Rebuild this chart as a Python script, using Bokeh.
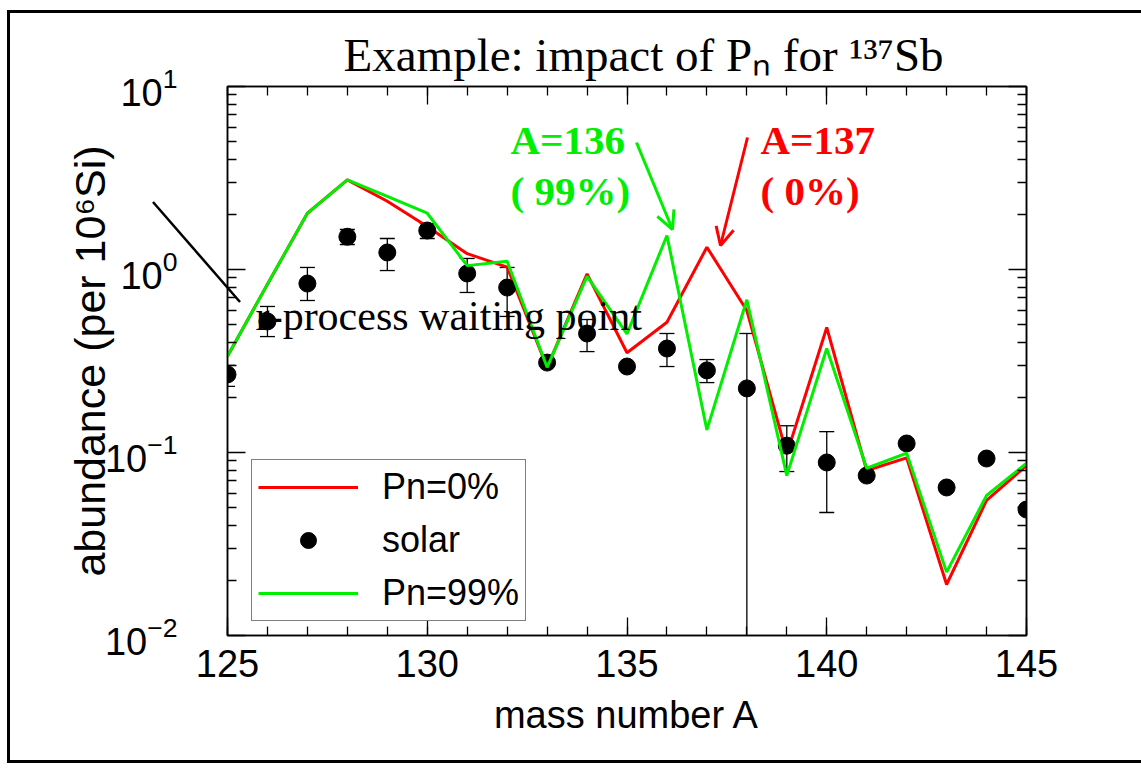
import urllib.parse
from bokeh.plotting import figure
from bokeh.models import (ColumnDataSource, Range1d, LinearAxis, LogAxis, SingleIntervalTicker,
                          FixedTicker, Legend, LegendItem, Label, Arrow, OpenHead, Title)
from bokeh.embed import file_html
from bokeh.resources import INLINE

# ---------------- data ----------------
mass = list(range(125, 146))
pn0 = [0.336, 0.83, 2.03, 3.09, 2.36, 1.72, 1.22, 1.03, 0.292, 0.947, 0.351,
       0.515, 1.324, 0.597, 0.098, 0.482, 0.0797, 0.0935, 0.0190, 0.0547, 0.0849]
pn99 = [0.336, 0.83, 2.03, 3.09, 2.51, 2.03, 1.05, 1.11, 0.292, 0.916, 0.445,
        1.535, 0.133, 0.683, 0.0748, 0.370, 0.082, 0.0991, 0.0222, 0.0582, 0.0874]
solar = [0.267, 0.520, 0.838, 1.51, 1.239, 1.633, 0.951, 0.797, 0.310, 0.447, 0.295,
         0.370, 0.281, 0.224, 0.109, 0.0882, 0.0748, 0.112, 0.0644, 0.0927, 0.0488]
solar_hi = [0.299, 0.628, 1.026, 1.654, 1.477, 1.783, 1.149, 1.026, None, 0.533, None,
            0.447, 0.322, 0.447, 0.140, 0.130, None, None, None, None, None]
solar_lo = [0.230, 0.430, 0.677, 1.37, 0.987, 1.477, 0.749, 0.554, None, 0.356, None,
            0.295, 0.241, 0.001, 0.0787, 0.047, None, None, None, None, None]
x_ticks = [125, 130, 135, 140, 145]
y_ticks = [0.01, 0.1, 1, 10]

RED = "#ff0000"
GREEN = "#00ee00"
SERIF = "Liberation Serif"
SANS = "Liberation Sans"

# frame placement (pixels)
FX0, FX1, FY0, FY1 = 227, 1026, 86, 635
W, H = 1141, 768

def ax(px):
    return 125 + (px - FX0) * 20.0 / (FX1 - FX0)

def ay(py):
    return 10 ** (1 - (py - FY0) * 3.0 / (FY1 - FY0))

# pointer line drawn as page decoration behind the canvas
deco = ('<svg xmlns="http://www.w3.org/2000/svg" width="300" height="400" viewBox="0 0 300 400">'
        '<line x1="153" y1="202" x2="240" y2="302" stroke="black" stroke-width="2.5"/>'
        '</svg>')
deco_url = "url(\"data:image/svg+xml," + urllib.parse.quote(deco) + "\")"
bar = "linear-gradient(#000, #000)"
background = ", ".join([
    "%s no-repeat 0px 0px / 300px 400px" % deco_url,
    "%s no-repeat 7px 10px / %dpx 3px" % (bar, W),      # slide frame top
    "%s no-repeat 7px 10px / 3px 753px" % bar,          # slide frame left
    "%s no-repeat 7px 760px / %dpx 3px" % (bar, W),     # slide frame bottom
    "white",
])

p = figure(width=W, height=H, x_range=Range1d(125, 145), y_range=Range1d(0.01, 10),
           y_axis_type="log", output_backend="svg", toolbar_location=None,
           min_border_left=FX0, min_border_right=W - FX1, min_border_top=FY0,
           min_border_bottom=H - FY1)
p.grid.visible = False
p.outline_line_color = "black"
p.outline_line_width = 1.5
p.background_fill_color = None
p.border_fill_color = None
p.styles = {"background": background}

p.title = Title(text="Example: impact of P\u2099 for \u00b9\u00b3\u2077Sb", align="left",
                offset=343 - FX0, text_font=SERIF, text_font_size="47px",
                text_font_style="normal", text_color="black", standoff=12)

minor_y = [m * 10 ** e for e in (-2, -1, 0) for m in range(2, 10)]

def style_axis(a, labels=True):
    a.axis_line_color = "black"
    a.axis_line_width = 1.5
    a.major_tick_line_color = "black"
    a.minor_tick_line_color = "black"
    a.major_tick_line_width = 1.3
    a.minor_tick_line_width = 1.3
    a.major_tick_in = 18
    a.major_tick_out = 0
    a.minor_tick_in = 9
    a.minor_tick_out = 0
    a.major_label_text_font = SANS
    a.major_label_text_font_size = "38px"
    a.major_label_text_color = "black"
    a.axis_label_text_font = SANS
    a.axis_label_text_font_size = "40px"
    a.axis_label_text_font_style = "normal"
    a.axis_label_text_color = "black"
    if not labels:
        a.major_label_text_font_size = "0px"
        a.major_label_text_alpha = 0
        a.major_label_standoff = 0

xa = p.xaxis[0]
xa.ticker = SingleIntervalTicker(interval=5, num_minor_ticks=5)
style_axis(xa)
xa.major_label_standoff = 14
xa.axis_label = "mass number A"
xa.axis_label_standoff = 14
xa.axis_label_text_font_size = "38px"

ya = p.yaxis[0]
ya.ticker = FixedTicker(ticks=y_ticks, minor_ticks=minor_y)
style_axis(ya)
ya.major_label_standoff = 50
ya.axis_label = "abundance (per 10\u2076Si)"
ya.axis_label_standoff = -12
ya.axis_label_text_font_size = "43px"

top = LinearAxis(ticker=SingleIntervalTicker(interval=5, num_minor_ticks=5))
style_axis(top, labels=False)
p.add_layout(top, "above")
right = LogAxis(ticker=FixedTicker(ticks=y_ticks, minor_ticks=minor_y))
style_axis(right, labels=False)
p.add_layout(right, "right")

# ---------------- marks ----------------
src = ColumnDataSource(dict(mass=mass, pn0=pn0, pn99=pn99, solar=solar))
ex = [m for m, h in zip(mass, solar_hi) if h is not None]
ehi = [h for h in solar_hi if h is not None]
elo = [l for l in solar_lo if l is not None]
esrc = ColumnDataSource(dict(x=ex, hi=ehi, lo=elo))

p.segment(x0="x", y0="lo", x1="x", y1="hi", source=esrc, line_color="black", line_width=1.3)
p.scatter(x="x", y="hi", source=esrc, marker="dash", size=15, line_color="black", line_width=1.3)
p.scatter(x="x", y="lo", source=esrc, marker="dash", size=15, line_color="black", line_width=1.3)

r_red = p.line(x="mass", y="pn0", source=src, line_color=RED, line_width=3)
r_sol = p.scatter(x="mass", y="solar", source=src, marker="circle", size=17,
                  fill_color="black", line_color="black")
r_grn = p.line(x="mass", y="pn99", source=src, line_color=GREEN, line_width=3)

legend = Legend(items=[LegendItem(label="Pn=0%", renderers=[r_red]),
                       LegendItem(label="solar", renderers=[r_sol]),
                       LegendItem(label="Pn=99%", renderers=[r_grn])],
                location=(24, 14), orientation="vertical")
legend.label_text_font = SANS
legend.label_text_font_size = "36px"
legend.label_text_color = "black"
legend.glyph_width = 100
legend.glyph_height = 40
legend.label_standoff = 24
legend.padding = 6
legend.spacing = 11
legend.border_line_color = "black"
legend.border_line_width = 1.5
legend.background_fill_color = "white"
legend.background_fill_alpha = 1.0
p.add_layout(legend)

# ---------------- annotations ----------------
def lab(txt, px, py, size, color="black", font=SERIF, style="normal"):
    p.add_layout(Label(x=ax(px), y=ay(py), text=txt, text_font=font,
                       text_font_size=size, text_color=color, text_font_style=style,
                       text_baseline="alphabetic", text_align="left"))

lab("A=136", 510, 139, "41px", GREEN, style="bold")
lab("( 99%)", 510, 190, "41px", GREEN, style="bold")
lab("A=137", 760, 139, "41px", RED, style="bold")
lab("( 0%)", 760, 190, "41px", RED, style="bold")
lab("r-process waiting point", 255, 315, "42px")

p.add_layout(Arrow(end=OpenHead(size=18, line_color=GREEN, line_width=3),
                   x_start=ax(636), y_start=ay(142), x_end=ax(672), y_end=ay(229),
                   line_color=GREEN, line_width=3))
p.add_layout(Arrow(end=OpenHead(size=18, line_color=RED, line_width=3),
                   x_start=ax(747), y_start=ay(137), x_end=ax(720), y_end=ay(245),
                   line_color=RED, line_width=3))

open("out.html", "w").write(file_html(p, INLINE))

EXERCISE REQUIREMENTS: With all pictures left out, please transcribe exactly the lines from the start of the material through the line with "from bokeh.resources import INLINE".

FINISHED ANSWER:
Rebuild this chart as a Python script, using Bokeh.
import urllib.parse
from bokeh.plotting import figure
from bokeh.models import (ColumnDataSource, Range1d, LinearAxis, LogAxis, SingleIntervalTicker,
                          FixedTicker, Legend, LegendItem, Label, Arrow, OpenHead, Title)
from bokeh.embed import file_html
from bokeh.resources import INLINE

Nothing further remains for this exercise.